## EXERCISE TASK
Write the lines out exactly as they stand, from the one containing "Write a web" through the one containing "40.5, bottom: 652.5", and only those. Omit pictures.
[begin EXTRACTED RECORDS]
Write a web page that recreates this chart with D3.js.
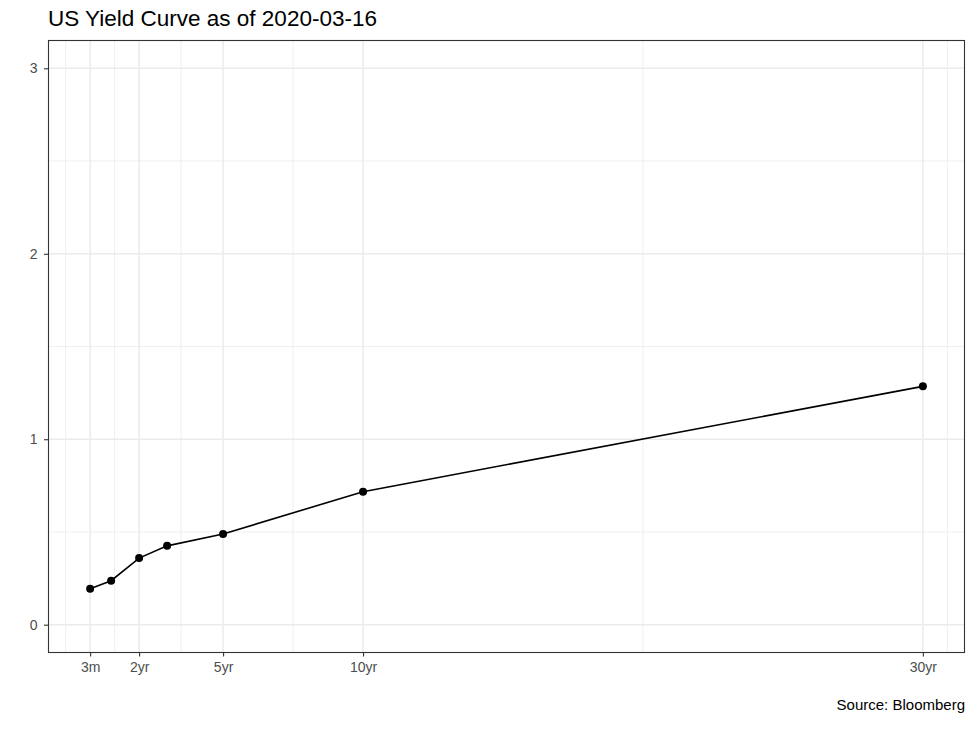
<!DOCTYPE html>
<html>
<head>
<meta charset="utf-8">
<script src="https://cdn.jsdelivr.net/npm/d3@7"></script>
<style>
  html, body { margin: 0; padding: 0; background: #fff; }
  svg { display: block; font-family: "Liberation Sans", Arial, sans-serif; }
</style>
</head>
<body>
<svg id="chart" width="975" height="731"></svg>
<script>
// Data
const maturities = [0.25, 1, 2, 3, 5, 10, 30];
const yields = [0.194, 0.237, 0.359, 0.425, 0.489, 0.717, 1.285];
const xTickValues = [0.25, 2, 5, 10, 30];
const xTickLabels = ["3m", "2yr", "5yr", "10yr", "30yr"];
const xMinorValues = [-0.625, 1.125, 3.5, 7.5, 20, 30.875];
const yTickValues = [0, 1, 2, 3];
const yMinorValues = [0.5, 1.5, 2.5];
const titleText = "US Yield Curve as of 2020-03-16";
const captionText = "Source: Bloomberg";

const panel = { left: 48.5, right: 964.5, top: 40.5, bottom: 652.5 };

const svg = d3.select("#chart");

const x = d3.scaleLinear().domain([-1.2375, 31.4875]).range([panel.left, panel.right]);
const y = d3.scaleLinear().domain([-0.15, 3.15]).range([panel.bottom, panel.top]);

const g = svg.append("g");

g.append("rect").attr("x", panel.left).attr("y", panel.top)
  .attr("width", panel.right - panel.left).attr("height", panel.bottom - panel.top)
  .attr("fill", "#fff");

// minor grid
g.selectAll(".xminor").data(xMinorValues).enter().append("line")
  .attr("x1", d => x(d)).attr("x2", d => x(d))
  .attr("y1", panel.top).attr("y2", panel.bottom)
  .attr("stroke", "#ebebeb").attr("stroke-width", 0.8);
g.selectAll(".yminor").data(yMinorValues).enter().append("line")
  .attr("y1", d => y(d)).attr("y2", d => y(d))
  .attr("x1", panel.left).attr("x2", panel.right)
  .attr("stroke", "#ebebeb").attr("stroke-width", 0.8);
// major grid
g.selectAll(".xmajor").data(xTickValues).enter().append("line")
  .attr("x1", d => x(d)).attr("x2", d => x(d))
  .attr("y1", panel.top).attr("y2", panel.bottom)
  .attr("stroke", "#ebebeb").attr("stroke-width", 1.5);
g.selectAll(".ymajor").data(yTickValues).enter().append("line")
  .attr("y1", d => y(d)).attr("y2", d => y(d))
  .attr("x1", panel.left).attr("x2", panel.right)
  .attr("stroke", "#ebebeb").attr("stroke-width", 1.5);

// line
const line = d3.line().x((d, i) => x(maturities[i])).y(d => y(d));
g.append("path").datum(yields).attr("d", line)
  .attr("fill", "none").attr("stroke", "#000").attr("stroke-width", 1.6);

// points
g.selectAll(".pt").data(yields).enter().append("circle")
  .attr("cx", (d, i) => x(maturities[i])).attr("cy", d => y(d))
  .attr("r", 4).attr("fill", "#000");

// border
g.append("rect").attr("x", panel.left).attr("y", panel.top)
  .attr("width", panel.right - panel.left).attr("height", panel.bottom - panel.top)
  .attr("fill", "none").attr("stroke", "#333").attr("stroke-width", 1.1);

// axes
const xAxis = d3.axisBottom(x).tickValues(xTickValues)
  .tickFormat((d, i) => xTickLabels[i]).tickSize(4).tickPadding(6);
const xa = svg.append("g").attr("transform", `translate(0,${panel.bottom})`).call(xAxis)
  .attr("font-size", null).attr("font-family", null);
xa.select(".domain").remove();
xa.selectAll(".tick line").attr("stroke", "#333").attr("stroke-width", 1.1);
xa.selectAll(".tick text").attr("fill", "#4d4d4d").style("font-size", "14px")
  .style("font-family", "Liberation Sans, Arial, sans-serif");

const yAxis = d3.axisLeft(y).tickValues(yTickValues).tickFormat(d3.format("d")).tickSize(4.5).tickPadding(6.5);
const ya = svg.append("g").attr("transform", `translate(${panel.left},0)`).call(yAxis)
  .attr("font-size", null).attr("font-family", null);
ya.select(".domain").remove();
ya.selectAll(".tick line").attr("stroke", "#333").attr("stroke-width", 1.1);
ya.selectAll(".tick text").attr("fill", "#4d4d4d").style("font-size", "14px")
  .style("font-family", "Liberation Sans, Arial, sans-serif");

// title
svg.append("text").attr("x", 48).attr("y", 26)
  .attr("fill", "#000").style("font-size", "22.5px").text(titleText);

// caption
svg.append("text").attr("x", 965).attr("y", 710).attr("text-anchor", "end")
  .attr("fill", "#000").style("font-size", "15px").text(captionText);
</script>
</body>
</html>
[end EXTRACTED RECORDS]
[begin EXTRACTED RECORDS]
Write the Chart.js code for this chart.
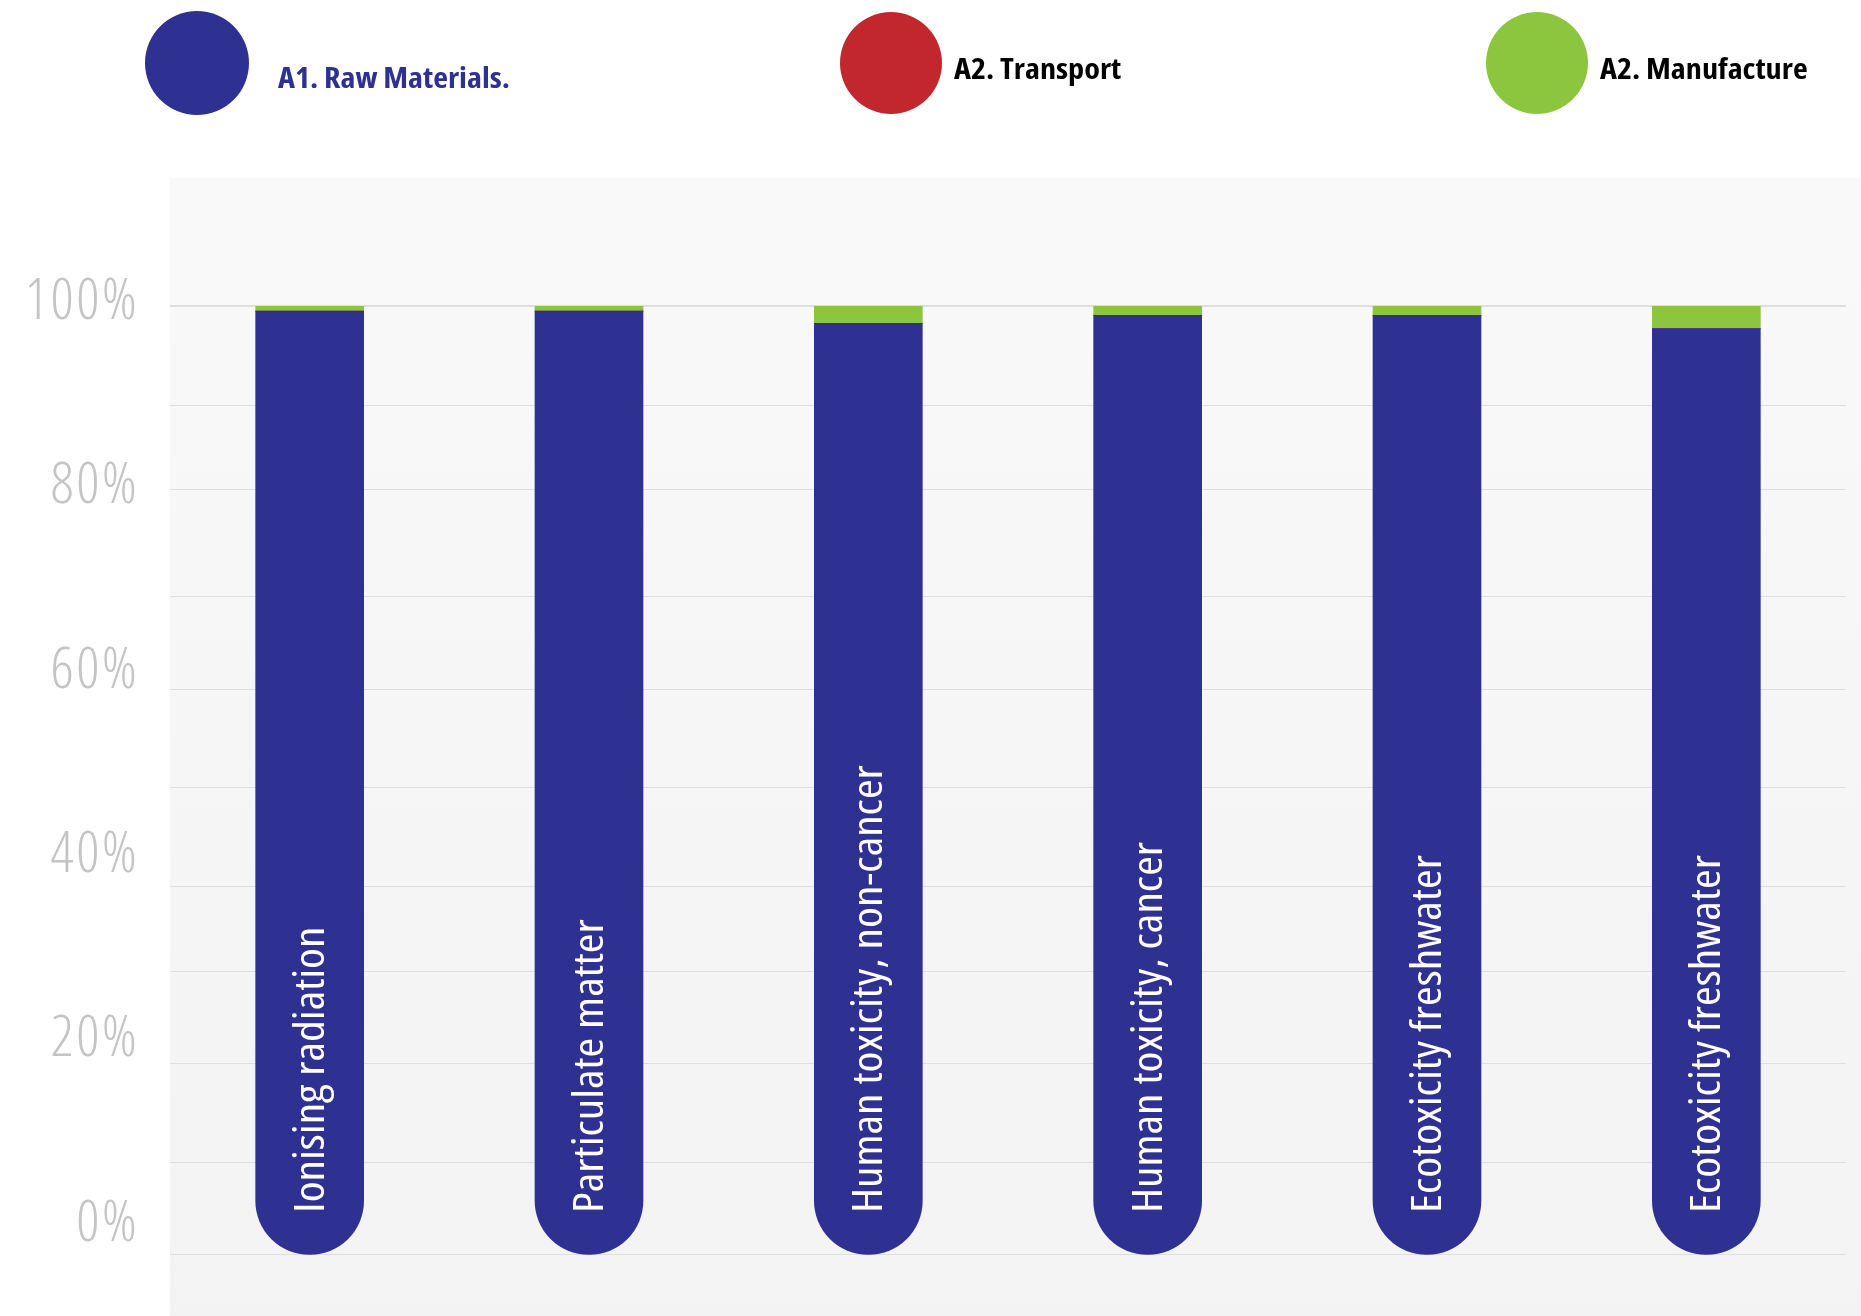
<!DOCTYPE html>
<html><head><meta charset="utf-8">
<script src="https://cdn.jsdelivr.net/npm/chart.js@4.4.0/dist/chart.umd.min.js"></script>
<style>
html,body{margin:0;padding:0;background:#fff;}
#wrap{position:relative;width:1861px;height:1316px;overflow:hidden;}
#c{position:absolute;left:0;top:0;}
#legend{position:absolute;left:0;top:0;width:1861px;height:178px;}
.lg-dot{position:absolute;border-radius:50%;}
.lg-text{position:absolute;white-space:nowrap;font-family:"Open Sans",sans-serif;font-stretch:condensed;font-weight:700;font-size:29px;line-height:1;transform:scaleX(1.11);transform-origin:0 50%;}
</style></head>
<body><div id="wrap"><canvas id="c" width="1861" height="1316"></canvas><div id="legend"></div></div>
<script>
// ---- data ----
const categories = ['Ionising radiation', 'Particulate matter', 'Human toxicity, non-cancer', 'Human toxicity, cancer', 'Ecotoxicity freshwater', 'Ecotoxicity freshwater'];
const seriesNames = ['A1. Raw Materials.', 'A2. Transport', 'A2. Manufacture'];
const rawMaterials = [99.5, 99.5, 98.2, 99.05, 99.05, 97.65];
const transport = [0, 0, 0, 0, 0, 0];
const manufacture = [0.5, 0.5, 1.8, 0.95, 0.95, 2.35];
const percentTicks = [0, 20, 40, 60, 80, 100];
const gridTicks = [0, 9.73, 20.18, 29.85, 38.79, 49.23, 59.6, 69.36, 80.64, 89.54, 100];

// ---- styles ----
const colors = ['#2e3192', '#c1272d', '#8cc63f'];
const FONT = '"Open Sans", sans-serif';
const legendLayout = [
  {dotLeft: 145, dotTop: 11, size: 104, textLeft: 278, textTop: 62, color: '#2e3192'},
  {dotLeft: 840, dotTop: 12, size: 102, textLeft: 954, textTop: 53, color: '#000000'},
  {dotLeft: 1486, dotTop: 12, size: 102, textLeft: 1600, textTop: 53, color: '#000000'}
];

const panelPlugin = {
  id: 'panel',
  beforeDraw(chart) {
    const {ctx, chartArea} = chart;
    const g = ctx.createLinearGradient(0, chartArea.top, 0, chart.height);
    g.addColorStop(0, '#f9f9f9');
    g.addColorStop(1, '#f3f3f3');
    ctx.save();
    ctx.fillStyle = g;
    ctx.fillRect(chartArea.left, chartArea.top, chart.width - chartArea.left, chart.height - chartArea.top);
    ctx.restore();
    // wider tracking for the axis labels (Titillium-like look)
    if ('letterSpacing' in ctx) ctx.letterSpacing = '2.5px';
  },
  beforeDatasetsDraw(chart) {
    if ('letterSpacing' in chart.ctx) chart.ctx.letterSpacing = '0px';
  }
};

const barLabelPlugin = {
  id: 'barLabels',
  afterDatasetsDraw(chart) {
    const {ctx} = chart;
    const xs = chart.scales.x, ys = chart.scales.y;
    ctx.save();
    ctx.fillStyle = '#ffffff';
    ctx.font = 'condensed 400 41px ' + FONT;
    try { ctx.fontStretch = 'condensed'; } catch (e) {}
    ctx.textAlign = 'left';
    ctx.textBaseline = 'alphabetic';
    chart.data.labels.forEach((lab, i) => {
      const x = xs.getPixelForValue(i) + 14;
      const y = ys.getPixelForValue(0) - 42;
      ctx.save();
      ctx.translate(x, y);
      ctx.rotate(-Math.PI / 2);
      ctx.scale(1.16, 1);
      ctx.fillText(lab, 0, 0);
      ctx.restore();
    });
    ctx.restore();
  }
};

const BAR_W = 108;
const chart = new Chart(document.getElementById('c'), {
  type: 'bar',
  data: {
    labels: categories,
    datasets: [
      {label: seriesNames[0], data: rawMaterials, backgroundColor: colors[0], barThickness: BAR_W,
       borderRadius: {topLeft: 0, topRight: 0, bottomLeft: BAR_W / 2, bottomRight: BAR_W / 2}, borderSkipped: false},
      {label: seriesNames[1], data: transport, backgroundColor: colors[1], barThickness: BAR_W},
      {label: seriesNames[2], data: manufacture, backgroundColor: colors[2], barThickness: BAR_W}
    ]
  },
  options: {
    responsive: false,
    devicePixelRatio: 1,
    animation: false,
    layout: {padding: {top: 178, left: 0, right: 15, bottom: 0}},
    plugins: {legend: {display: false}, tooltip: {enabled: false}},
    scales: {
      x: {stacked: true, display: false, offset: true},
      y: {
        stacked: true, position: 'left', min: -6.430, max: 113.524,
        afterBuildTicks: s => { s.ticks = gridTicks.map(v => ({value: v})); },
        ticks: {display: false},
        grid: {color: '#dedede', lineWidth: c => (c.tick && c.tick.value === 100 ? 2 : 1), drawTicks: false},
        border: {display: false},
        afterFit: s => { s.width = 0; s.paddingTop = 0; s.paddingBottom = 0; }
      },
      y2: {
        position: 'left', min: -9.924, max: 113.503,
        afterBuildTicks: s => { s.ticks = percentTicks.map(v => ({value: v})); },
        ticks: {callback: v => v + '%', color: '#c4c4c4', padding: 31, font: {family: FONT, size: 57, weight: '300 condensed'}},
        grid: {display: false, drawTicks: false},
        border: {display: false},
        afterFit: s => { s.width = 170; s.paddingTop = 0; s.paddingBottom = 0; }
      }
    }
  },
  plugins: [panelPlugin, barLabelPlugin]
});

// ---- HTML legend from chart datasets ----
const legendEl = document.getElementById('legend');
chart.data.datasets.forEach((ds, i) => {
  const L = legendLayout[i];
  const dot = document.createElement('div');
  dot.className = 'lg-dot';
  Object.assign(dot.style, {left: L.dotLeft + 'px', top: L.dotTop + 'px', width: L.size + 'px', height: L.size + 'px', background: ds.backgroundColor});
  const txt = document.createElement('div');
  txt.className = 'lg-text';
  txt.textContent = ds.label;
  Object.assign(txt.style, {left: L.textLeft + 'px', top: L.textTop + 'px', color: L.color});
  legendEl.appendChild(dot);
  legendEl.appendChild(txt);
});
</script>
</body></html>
[end EXTRACTED RECORDS]
[begin EXTRACTED RECORDS]
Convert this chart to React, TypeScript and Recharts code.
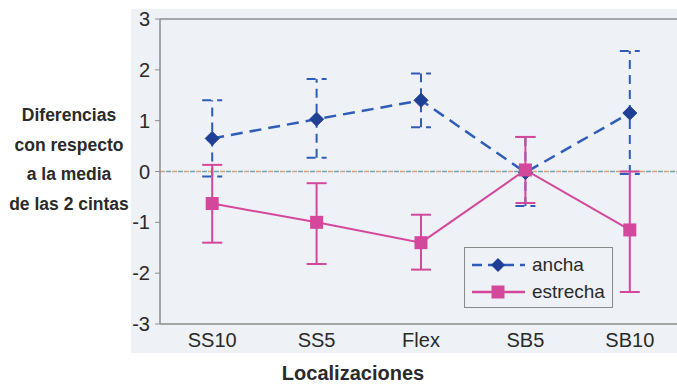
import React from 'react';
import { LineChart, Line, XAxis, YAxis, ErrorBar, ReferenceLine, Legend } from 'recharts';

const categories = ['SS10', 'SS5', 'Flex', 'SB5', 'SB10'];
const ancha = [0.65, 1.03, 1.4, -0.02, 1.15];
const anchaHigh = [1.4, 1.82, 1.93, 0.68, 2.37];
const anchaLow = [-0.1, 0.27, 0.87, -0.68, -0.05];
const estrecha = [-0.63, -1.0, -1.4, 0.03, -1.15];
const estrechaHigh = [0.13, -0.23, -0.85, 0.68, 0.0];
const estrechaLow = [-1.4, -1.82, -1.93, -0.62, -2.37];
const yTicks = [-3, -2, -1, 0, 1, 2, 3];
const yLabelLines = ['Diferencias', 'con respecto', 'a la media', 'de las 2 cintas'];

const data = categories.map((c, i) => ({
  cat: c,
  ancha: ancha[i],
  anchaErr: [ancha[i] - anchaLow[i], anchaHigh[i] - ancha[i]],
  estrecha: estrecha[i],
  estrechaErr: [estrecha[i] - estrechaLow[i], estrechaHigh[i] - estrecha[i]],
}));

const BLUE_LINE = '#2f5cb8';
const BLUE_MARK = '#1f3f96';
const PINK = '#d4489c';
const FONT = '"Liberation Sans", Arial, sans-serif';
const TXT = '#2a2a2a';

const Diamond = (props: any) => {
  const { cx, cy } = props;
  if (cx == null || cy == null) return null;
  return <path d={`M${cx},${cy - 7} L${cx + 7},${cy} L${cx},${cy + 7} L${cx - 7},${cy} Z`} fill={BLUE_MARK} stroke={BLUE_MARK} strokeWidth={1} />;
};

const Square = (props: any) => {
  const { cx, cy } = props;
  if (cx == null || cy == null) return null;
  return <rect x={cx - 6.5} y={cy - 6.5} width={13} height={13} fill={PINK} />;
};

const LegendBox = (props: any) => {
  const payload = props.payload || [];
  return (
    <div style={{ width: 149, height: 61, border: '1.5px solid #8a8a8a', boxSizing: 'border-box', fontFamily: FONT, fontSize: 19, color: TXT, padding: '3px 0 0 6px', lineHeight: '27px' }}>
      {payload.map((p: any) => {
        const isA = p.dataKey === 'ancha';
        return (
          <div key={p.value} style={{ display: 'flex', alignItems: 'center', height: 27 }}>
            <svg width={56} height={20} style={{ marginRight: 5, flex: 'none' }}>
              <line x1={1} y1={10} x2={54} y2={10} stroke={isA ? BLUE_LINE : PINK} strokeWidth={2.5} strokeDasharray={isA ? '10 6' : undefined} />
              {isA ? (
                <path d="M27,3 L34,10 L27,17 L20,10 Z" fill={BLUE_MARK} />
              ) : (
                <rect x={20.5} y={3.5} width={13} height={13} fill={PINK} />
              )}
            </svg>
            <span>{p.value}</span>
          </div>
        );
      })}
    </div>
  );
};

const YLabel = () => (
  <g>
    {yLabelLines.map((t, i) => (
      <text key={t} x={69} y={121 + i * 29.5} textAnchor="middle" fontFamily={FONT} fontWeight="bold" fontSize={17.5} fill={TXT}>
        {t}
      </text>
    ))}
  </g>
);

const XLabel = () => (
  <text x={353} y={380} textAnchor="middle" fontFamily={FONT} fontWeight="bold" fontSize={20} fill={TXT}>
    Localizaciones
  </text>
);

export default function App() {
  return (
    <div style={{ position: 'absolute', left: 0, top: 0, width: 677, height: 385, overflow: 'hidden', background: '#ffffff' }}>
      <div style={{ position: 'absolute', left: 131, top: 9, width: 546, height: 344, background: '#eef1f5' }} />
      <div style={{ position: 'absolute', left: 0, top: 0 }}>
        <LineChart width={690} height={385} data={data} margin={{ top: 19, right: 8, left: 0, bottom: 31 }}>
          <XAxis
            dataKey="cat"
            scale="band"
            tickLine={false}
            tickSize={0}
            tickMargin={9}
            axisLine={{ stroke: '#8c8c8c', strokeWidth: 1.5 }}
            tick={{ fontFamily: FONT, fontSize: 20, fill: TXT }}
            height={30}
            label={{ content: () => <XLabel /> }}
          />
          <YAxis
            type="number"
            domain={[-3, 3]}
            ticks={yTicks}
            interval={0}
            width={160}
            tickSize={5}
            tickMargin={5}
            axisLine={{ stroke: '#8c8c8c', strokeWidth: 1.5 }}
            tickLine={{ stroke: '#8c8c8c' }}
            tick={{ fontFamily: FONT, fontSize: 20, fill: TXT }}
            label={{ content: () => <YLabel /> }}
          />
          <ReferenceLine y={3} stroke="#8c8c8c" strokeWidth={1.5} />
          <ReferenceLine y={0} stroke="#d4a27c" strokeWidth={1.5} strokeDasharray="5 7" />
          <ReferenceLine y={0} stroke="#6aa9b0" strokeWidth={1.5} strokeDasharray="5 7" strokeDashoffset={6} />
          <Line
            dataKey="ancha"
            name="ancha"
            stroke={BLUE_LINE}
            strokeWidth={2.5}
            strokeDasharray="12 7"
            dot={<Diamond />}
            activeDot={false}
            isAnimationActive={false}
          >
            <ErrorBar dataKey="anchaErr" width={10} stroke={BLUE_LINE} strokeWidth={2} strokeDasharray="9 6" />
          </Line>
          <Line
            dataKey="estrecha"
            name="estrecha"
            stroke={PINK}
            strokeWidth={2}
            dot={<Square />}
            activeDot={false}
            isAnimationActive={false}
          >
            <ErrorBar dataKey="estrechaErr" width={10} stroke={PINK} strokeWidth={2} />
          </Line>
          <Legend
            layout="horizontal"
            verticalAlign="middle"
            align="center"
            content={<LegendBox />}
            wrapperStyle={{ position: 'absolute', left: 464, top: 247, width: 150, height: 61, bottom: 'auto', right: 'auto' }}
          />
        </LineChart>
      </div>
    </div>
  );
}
[end EXTRACTED RECORDS]
## FULL ANSWER
Write a web page that recreates this chart with D3.js.
<!DOCTYPE html>
<html>
<head>
<meta charset="utf-8">
<script src="https://cdn.jsdelivr.net/npm/d3@7"></script>
<style>
  html, body { margin: 0; padding: 0; background: #fff; }
  svg { display: block; font-family: "Liberation Sans", Arial, sans-serif; }
</style>
</head>
<body>
<svg id="chart" width="975" height="731"></svg>
<script>
// Data
const maturities = [0.25, 1, 2, 3, 5, 10, 30];
const yields = [0.194, 0.237, 0.359, 0.425, 0.489, 0.717, 1.285];
const xTickValues = [0.25, 2, 5, 10, 30];
const xTickLabels = ["3m", "2yr", "5yr", "10yr", "30yr"];
const xMinorValues = [-0.625, 1.125, 3.5, 7.5, 20, 30.875];
const yTickValues = [0, 1, 2, 3];
const yMinorValues = [0.5, 1.5, 2.5];
const titleText = "US Yield Curve as of 2020-03-16";
const captionText = "Source: Bloomberg";

const panel = { left: 48.5, right: 964.5, top: 40.5, bottom: 652.5 };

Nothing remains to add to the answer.